>> START
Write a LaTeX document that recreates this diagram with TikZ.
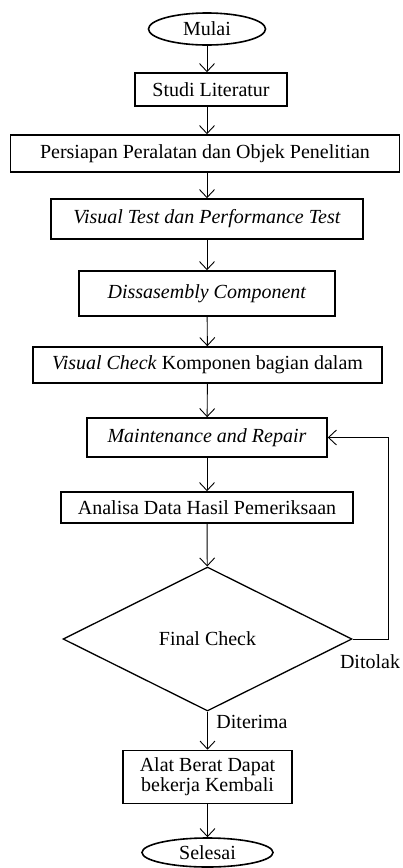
\documentclass[tikz,border=0pt]{standalone}
\usepackage{fontspec}
\setmainfont{Liberation Serif}
\usetikzlibrary{arrows.meta,shapes.geometric}
\begin{document}
\begin{tikzpicture}[x=1pt,y=-1pt,
  every node/.style={font=\fontsize{20}{22}\selectfont},
  box/.style={draw,line width=1.6pt,rectangle,inner sep=0pt},
  term/.style={draw,line width=1.6pt,ellipse,inner sep=0pt},
  dec/.style={draw,line width=1.3pt,diamond,inner sep=0pt},
  arr/.style={draw,line width=0.9pt,-{Straight Barb[length=8pt,width=15pt]}},
  lbl/.style={inner sep=0pt}]
\useasboundingbox (0,0) rectangle (402,868);
\node[term,minimum width=117pt,minimum height=32pt] (mulai) at (207,29) {Mulai};
\node[box,minimum width=152pt,minimum height=33pt] (studi) at (211,89.5) {Studi Literatur};
\node[box,minimum width=389pt,minimum height=37pt] (persiapan) at (205,153.5) {Persiapan Peralatan dan Objek Penelitian};
\node[box,minimum width=312pt,minimum height=40pt] (visual) at (207,219) {\textit{Visual Test dan Performance Test}};
\node[box,minimum width=256pt,minimum height=45pt] (dis) at (207,293.5) {\textit{Dissasembly Component}};
\node[box,minimum width=349pt,minimum height=36pt] (check) at (207.5,365) {\textit{Visual Check} Komponen bagian dalam};
\node[box,minimum width=240pt,minimum height=39pt] (maint) at (207,437.5) {\textit{Maintenance and Repair}};
\node[box,minimum width=292pt,minimum height=31pt] (analisa) at (207,507.5) {Analisa Data Hasil Pemeriksaan};
\node[dec,minimum width=289pt,minimum height=144pt] (final) at (207.5,639) {Final Check};
\node[box,minimum width=169pt,minimum height=53pt,align=center] (alat) at (207.5,777) {Alat Berat Dapat\\[-2pt]bekerja Kembali};
\node[term,minimum width=131pt,minimum height=29pt] (selesai) at (207.5,852.5) {Selesai};
\node[lbl] (ditolak) at (370,662) {Ditolak};
\node[lbl] (diterima) at (252,722) {Diterima};

\draw[arr] (mulai) -- (studi.north -| mulai.south);
\draw[arr] (studi.south -| mulai.south) -- (persiapan.north -| mulai.south);
\draw[arr] (persiapan.south -| mulai.south) -- (visual);
\draw[arr] (visual) -- (dis);
\draw[arr] (dis) -- (check);
\draw[arr] (check) -- (maint);
\draw[arr] (maint) -- (analisa);
\draw[arr] (analisa) -- (final);
\draw[arr] (final.south) -- (alat);
\draw[arr] (alat) -- (selesai);
\draw[arr] (final.east) -- ++(36,0) |- (maint.east);
\end{tikzpicture}
\end{document}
>> END
Exercise prompt: Print the whole listing above once more, word for word, without its pictures.

Task result:
Write a LaTeX document that recreates this diagram with TikZ.
\documentclass[tikz,border=0pt]{standalone}
\usepackage{fontspec}
\setmainfont{Liberation Serif}
\usetikzlibrary{arrows.meta,shapes.geometric}
\begin{document}
\begin{tikzpicture}[x=1pt,y=-1pt,
  every node/.style={font=\fontsize{20}{22}\selectfont},
  box/.style={draw,line width=1.6pt,rectangle,inner sep=0pt},
  term/.style={draw,line width=1.6pt,ellipse,inner sep=0pt},
  dec/.style={draw,line width=1.3pt,diamond,inner sep=0pt},
  arr/.style={draw,line width=0.9pt,-{Straight Barb[length=8pt,width=15pt]}},
  lbl/.style={inner sep=0pt}]
\useasboundingbox (0,0) rectangle (402,868);
\node[term,minimum width=117pt,minimum height=32pt] (mulai) at (207,29) {Mulai};
\node[box,minimum width=152pt,minimum height=33pt] (studi) at (211,89.5) {Studi Literatur};
\node[box,minimum width=389pt,minimum height=37pt] (persiapan) at (205,153.5) {Persiapan Peralatan dan Objek Penelitian};
\node[box,minimum width=312pt,minimum height=40pt] (visual) at (207,219) {\textit{Visual Test dan Performance Test}};
\node[box,minimum width=256pt,minimum height=45pt] (dis) at (207,293.5) {\textit{Dissasembly Component}};
\node[box,minimum width=349pt,minimum height=36pt] (check) at (207.5,365) {\textit{Visual Check} Komponen bagian dalam};
\node[box,minimum width=240pt,minimum height=39pt] (maint) at (207,437.5) {\textit{Maintenance and Repair}};
\node[box,minimum width=292pt,minimum height=31pt] (analisa) at (207,507.5) {Analisa Data Hasil Pemeriksaan};
\node[dec,minimum width=289pt,minimum height=144pt] (final) at (207.5,639) {Final Check};
\node[box,minimum width=169pt,minimum height=53pt,align=center] (alat) at (207.5,777) {Alat Berat Dapat\\[-2pt]bekerja Kembali};
\node[term,minimum width=131pt,minimum height=29pt] (selesai) at (207.5,852.5) {Selesai};
\node[lbl] (ditolak) at (370,662) {Ditolak};
\node[lbl] (diterima) at (252,722) {Diterima};

\draw[arr] (mulai) -- (studi.north -| mulai.south);
\draw[arr] (studi.south -| mulai.south) -- (persiapan.north -| mulai.south);
\draw[arr] (persiapan.south -| mulai.south) -- (visual);
\draw[arr] (visual) -- (dis);
\draw[arr] (dis) -- (check);
\draw[arr] (check) -- (maint);
\draw[arr] (maint) -- (analisa);
\draw[arr] (analisa) -- (final);
\draw[arr] (final.south) -- (alat);
\draw[arr] (alat) -- (selesai);
\draw[arr] (final.east) -- ++(36,0) |- (maint.east);
\end{tikzpicture}
\end{document}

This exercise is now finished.